My favourite writer of any kind is the late music journalist Lester Bangs. He knows exactly where I’m coming from:
“I would rather write like a dancer shaking my ass to boogaloo inside my head, and perhaps reach only readers who like to use books to shake their asses, than to be or write for the man cloistered in a closet somewhere reading Aeschylus while this stupefying world careens crazily past his waxy windows toward its last raving sooty feedback pirouette.” (Lester Bangs)
Like Lester, the driving passion of my life is popular music, and I guess that identifying strongly with a late 20th century form of popular expression effects what culture you can relate to. I don’t like imagining a world where rock, jazz and blues don’t yet exist.
I know there are things in the big old books that I’ve missed out on, which is why I don’t give up nibbling away at the Western Canon. Part of what we seek in reading is insight into ourselves which we will only get by trawling through the thoughts of others. That’s what I’m doing – panning for philosophical gold; bits that will fit me, help me and enrich me. But I’m sure I’ll survive without knowing how to catch a giant whale.
For more on the literature of the 60’s counter-culture, visit Erich Ruppert’s excellent blog




what an insightful post, and I completely agree. In high school I got my hands on the Barnes & Noble “classics” reading list, and tried to read all of the books on it. I’ve since abandoned that project. There are “classics” being produced every day, but if it takes 150 years, or even 10 years, for one to even begin to be considered for a position on one of those “classic” lists–which are put together by (shocking, I know) actual people following their own (often disturbingly narrow) tastes and preferences–then I’m a fool for waiting to see what “they” have to say instead of giving myself credit for having the intellectual capacity to select books that I know I will enjoy and appreciate.
I was always more of a fan of Melville’s shorter works — Benito Cereno, Bartleby, the Scrivener, etc. But I totally empathize with you on the difficulties of bridging the gap between the works we love and the works we’re told, as readers, that we are supposed to love. Same goes for music (and pretty much anything else).
And yes, Catch-22 is phenomenal.
One Flew Over the Cuckoo’s Nest is my all-time favorite. There are some classics that I absolutely get, though. It takes a little while for my brain to adapt to the ether, but then it hits me and aaaah.
One Flew Over the Cuckoos Nest made me cry a couple of times. It is so powerful. I think the description of the warders is racist though…
Well, sure. It’s racist and sexist, just like so many books written before the 60s. And many since.

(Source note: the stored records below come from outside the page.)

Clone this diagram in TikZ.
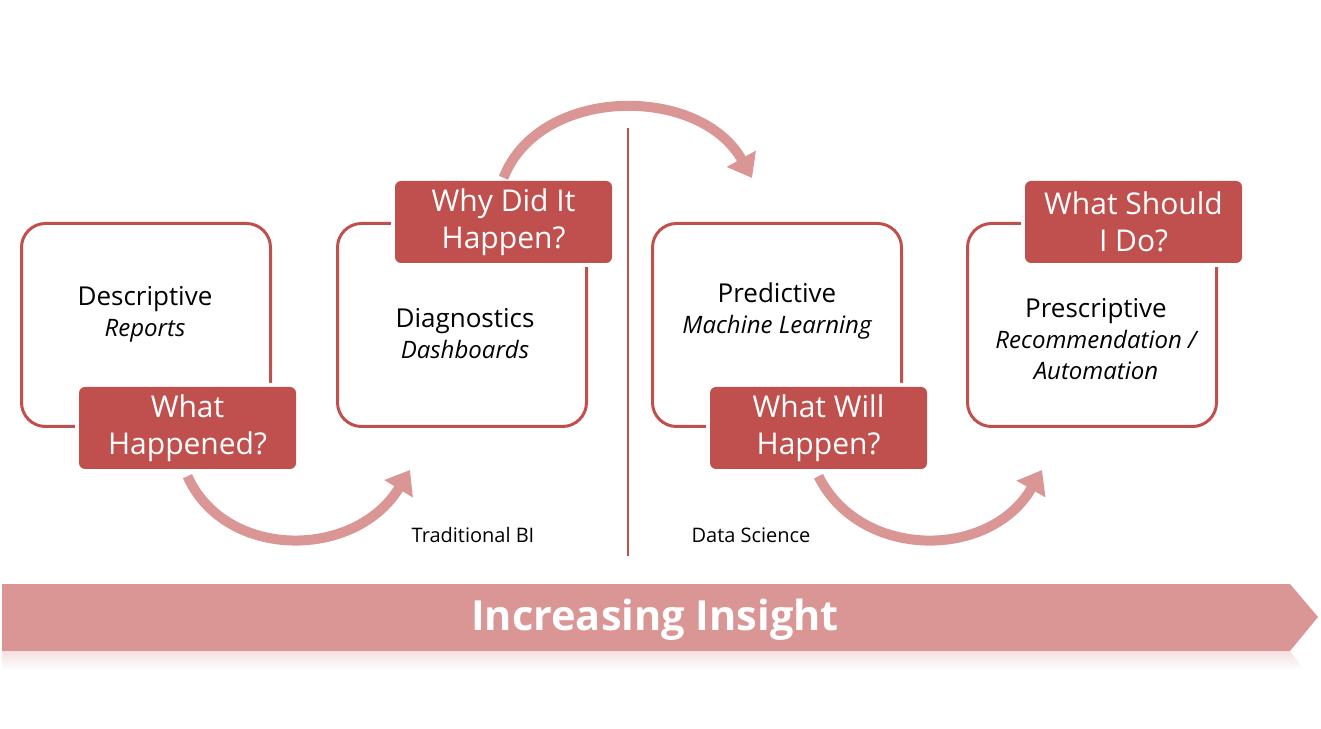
\documentclass[tikz,border=0pt]{standalone}
\usepackage{fontspec}
\setmainfont{Open Sans}
\usetikzlibrary{arrows.meta,positioning}
\definecolor{darkred}{HTML}{C0504D}
\definecolor{lightred}{HTML}{D99694}
\newcommand{\subline}[1]{{\fontsize{24}{31}\selectfont\itshape #1}}
\tikzset{
	stagebox/.style={draw=darkred,line width=3pt,rounded corners=24pt,minimum width=249pt,minimum height=203pt},
	qbox/.style={fill=darkred,text=white,rounded corners=6pt,minimum width=217pt,minimum height=82pt,inner sep=0pt,align=center,
		font=\fontsize{30}{37}\selectfont,preaction={draw=white,line width=8pt}},
	stagetext/.style={align=center,font=\fontsize{26}{31}\selectfont},
	flow/.style={draw=lightred,line width=10pt,-{Triangle[length=22pt,width=32pt]}},
	note/.style={font=\fontsize{20}{22}\selectfont}
}
\begin{document}
\begin{tikzpicture}[x=1pt,y=1pt,>=stealth,line join=round]
		\useasboundingbox (0,0) rectangle (1321,728);
		\node[stagebox] (desc) at (146,403) {};
		\node[stagebox] (diag) at (462,403) {};
		\node[stagebox] (pred) at (777,403) {};
		\node[stagebox] (presc) at (1092,403) {};
		\node[stagetext] (desctext) at (145,414) {Descriptive\\\subline{Reports}};
		\node[stagetext] (diagtext) at (465,394) {Diagnostics\\\subline{Dashboards}};
		\node[stagetext] (predtext) at (777,417) {Predictive\\\subline{Machine Learning}};
		\node[stagetext] (presctext) at (1096,389) {Prescriptive\\\subline{Recommendation /}\\\subline{Automation}};
		\path 
		(410,258) coordinate (t1)
		(752,550) coordinate (t2)
		(1042,258) coordinate (t3)
		;
		\draw[darkred,line width=1.5pt] (628,172) -- (628,600);
		\node[qbox] (whathap) at ([xshift=41.5pt]desc.south) {What\\Happened?};
		\node[qbox] (whyhap) at ([xshift=41.5pt]diag.north) {Why Did It\\Happen?};
		\node[qbox] (willhap) at ([xshift=41.5pt]pred.south) {What Will\\Happen?};
		\node[qbox] (shoulddo) at ([xshift=41.5pt]presc.north) {What Should\\I Do?};
		\draw[flow] ([yshift=-7pt]whathap.south) .. controls (225,168) and (355,168) .. (t1);
		\draw[flow] ([yshift=3pt]whyhap.north) .. controls (540,643) and (700,643) .. (t2);
		\draw[flow] ([yshift=-7pt]willhap.south) .. controls (860,168) and (990,168) .. (t3);
		\node[note] (tradbi) at (473,193) {Traditional BI};
		\node[note] (datasci) at (751,193) {Data Science};
		\fill[lightred] (2,144) -- (1290,144) -- (1318,111) -- (1290,77) -- (2,77) -- cycle;
		\shade[top color=lightred!30,bottom color=white] (2,77) -- (1290,77) -- (1304,58) -- (2,58) -- cycle;
		\node[font=\fontsize{41.5}{48}\selectfont\bfseries,text=white,anchor=base] (insight) at (655,98) {Increasing Insight};
	\end{tikzpicture}
\end{document}
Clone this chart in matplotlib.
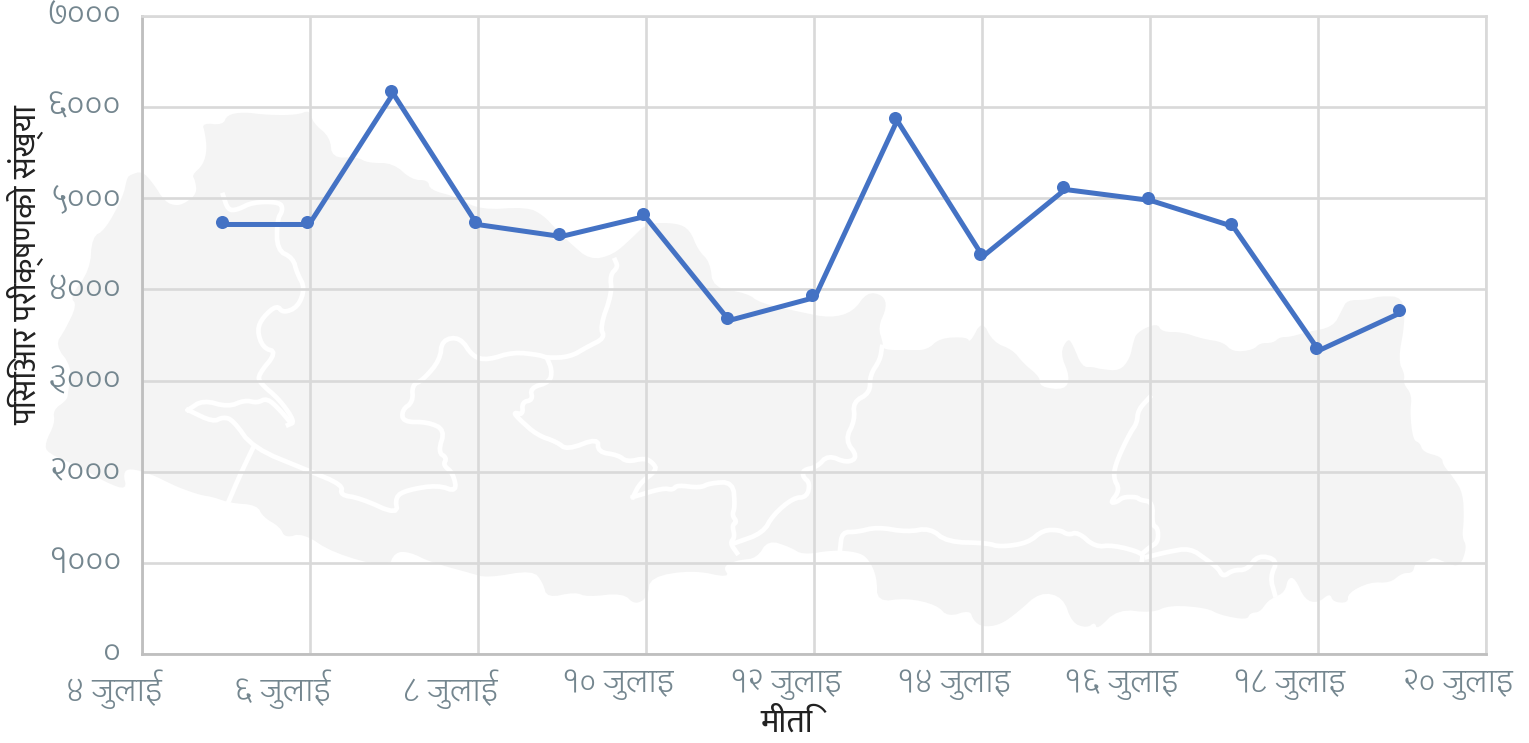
import matplotlib
matplotlib.use("Agg")
import matplotlib.pyplot as plt
from matplotlib.transforms import ScaledTranslation, offset_copy

# --- chart values ---
days = [4.95, 5.96, 6.96, 7.96, 8.96, 9.96, 10.96, 11.98, 12.96, 13.98, 14.96, 15.98, 16.96, 17.98, 18.96]
tests = [4740, 4740, 6177, 4740, 4608, 4828, 3687, 3939, 5881, 4389, 5124, 5003, 4718, 3357, 3774]

x_ticks = [4, 6, 8, 10, 12, 14, 16, 18, 20]
x_labels = ["४ जुलाई", "६ जुलाई", "८ जुलाई", "१० जुलाइ", "१२ जुलाइ", "१४ जुलाइ", "१६ जुलाइ", "१८ जुलाइ", "२० जुलाइ"]
y_ticks = [0, 1000, 2000, 3000, 4000, 5000, 6000, 7000]
y_labels = ["०", "१०००", "२०००", "३०००", "४०००", "५०००", "६०००", "७०००"]

# --- background map of Nepal, traced in picture pixels ---
map_outline = [
    (130,175),(142,171),(153,183),(165,202),(177,206),(187,202),(197,193),(195,180),(192,175),(203,165),
    (207,150),(205,133),(202,123),(223,125),(227,115),(243,112),(267,115),(297,115),(310,110),(313,123),
    (330,137),(332,158),(357,157),(368,163),(393,163),(412,180),(428,180),(430,190),(457,197),(480,210),
    (527,207),(543,215),(557,230),(570,243),(590,260),(613,255),(633,237),(647,223),(677,223),(690,230),
    (698,250),(710,262),(713,288),(747,293),(760,303),(800,312),(830,318),(853,312),(867,292),(883,295),
    (887,307),(878,327),(883,343),(883,350),(910,350),(927,350),(940,338),(967,337),(970,343),(982,320),
    (993,342),(1013,350),(1023,363),(1040,377),(1040,387),(1065,390),(1070,377),(1060,353),(1068,338),
    (1073,345),(1082,367),(1093,367),(1100,369),(1120,371),(1130,358),(1133,343),(1137,332),(1157,323),
    (1162,332),(1182,332),(1203,339),(1223,342),(1233,352),(1253,350),(1260,343),(1273,343),(1280,337),
    (1290,337),(1307,332),(1333,327),(1342,310),(1347,300),(1367,300),(1380,296),(1403,297),(1405,323),
    (1398,360),(1405,375),(1403,383),(1412,395),(1410,413),(1413,440),(1420,443),(1423,452),(1442,457),
    (1443,465),(1453,477),(1463,493),(1464,520),(1462,537),(1467,547),(1460,567),(1447,563),(1433,557),
    (1427,562),(1415,563),(1413,573),(1402,573),(1390,583),(1370,582),(1348,593),(1348,603),(1333,602),
    (1330,593),(1318,603),(1305,600),(1295,578),(1288,578),(1285,592),(1273,598),(1267,602),(1260,612),
    (1250,613),(1247,620),(1220,615),(1207,608),(1170,605),(1152,613),(1118,609),(1097,630),(1095,622),
    (1087,628),(1072,623),(1063,597),(1040,592),(1018,612),(1000,625),(982,627),(973,620),(970,610),
    (948,617),(937,605),(907,598),(877,602),(877,577),(868,558),(857,552),(833,550),(803,555),(790,547),
    (768,540),(757,558),(740,560),(733,562),(723,567),(730,578),(693,570),(650,577),(648,597),(635,605),
    (623,593),(587,597),(575,592),(547,598),(543,583),(533,570),(487,578),(470,573),(430,562),(410,552),
    (395,552),(388,568),(333,553),(303,533),(285,538),(280,527),(263,517),(257,505),(230,503),(213,497),
    (200,495),(180,488),(167,482),(153,475),(130,468),(123,473),(127,490),(107,483),(80,467),(47,453),
    (45,443),(55,423),(53,410),(67,400),(68,393),(72,367),(55,345),(65,330),(77,305),(70,297),(90,270),
    (92,237),(105,230),(123,197),(127,178),
]
map_borders = [
    [(223,195),(228,210),(237,210),(253,202),(280,202),(283,210),(277,220),(277,250),(293,258),(297,273),
     (305,288),(298,307),(283,313),(277,305),(263,317),(257,330),(263,348),(277,352),(258,375),(260,383),
     (280,400),(295,422),(288,425)],
    [(188,410),(203,400),(228,407),(245,400),(257,403),(267,398),(280,410),(290,422)],
    [(188,410),(213,422),(223,417),(233,420),(253,448),(307,470),(343,485),(340,495),(360,498),(398,515),
     (395,497),(407,490),(438,485),(457,492),(453,473),(443,465),(447,458),(438,452),(445,430),(428,422),
     (403,422),(402,410),(413,402),(412,385),(423,380),(440,360),(442,340),(460,337),(473,357),(488,360),
     (513,352),(540,355),(547,358),(570,357),(587,347),(605,338),(600,327),(612,293),(610,275),(618,267),(615,260)],
    [(253,448),(240,475),(228,503)],
    [(547,358),(552,370),(550,382),(530,388),(533,400),(522,402),(523,415),(513,412),(520,420),(537,435),
     (557,442),(567,450),(598,438),(598,452),(618,455),(627,462),(645,458),(653,463),(657,470),(640,483),(633,497)],
    [(633,497),(663,488),(673,490),(677,485),(700,488),(710,483),(733,482),(735,507),(732,515),(737,522),
     (732,525),(735,537),(730,543),(737,553)],
    [(735,543),(763,533),(773,515),(793,498),(807,497),(810,483),(803,477),(803,470),(817,467),(828,455),
     (847,463),(858,457),(845,440),(855,420),(853,402),(870,393),(870,375),(880,360),(882,347)],
    [(840,550),(842,532),(857,532),(877,527),(907,532),(930,528),(947,542),(987,543),(1000,547),(1028,543),
     (1043,530),(1060,530),(1068,535),(1078,532),(1095,547),(1113,545),(1143,553),(1142,560)],
    [(1143,553),(1150,547),(1158,542),(1158,528),(1152,525),(1153,502),(1140,500),(1137,497),(1123,497),
     (1117,502),(1110,503),(1120,490),(1113,477),(1117,460),(1130,433),(1137,423),(1138,410),(1150,397)],
    [(1147,557),(1167,552),(1190,548),(1207,560),(1218,568),(1223,577),(1233,570),(1247,570),(1258,555),
     (1278,560),(1270,577),(1275,595)],
]


def round_corners(points, closed=False):
    # one pass of corner cutting so the traced map is not so angular
    out = [] if closed else [points[0]]
    n = len(points)
    for i in range(n if closed else n - 1):
        (x0, y0), (x1, y1) = points[i], points[(i + 1) % n]
        out.append((0.75 * x0 + 0.25 * x1, 0.75 * y0 + 0.25 * y1))
        out.append((0.25 * x0 + 0.75 * x1, 0.25 * y0 + 0.75 * y1))
    if not closed:
        out.append(points[-1])
    return out


plt.rcParams['font.family'] = ['Mukta', 'DejaVu Sans']

W, H = 1529, 743
fig = plt.figure(figsize=(W / 100, H / 100), dpi=100, facecolor="white")

# map sits behind everything, in pixel coordinates
bg = fig.add_axes([0, 0, 1, 1], zorder=0)
bg.set_xlim(0, W)
bg.set_ylim(H, 0)
bg.axis("off")
shape = round_corners(round_corners(map_outline, closed=True), closed=True)
bg.fill([p[0] for p in shape], [p[1] for p in shape], color="#f4f4f4", lw=0)
for part in map_borders:
    part = round_corners(round_corners(part))
    bg.plot([p[0] for p in part], [p[1] for p in part], color="white", lw=3.4, solid_joinstyle="round")

ax = fig.add_axes([142 / W, 1 - 654 / H, (1486 - 142) / W, (654 - 16) / H], zorder=1)
ax.patch.set_alpha(0)
ax.set_xlim(4, 20)
ax.set_ylim(0, 7000)

ax.set_xticks(x_ticks)
ax.set_xticklabels(x_labels, family=['Glegoo', 'DejaVu Sans'])
ax.set_yticks(y_ticks)
ax.set_yticklabels(y_labels, family=['Glegoo', 'DejaVu Sans'])
ax.grid(True, color="#d9d9d9", lw=1.9)
ax.set_axisbelow(True)
ax.tick_params(length=0, labelcolor="#74868f")
ax.tick_params(axis="x", pad=11, labelsize=20)
ax.tick_params(axis="y", pad=15, labelsize=22)

for name in ["left", "bottom"]:
    ax.spines[name].set_color("#bfbfbf")
    ax.spines[name].set_linewidth(2)
for name in ["top", "right"]:
    ax.spines[name].set_color("#d9d9d9")
    ax.spines[name].set_linewidth(1.9)

# the labels sit left of their gridlines in the original
for label in ax.get_xticklabels():
    label.set_transform(label.get_transform() + ScaledTranslation(-28 / 100, 0, fig.dpi_scale_trans))
for label in ax.get_yticklabels():
    label.set_transform(label.get_transform() + ScaledTranslation(0, 2 / 100, fig.dpi_scale_trans))

# line is a little offset from its points in the original
line_tr = offset_copy(ax.transData, fig=fig, x=2.5, y=-2.5, units="dots")
ax.plot(days, tests, color="#4472c4", lw=3.6, transform=line_tr, solid_joinstyle="round", solid_capstyle="butt", zorder=3)
ax.plot(days, tests, ls="none", marker="o", ms=9.4, color="#4472c4", mew=0, zorder=4, clip_on=False)

fig.text(787 / W, 1 - 724 / H, "मीति", color="#222222", fontsize=24, ha="center", va="center")
fig.text(25 / W, 1 - 265 / H, "पिसिआर परीक्षणको संख्या", color="#222222", fontsize=23.5, rotation=90, ha="center", va="center")

fig.savefig("out.png", dpi=100)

I think Melville, in the passage you showed from Moby Dick, is saying something similar to what you’re saying in this post. Only he’s using a different voice, a voice that carried perceived authority and learning for the time in which he wrote. Melville often (and subtly) made fun of his audience for their dependence on formality. I love the story of Moby Dick for is subversiveness and humor.
Yes, I wish I could have got further with it. I thought some sections were wonderful i.e. Ishmael’s description of the state of mind one attains at the top of a ship’s mast, watching the ocean.
I know what you mean. There are a few books I feel that way about. Ishmael, I think, has many insightful and forward-looking moments. In a way he’s an early version of Holden Caulfield or Huckleberry Finn.
I like the book’s universalist message, depicting the non-Europeans (Queeqeg, Tashtego etc.), for all their strangeness to Ishmael at first, as noble and courageous. This may have been against the grain at the time.
Yes, and also no. Think about your comment in the context of Bernito Cereno
Haha! You dare to question his genius?…you’ll go to hell! 😉
great post, tom. made me think of the problems i had w/proust. actually it was HIS problem: “remembrances of things past” sucked.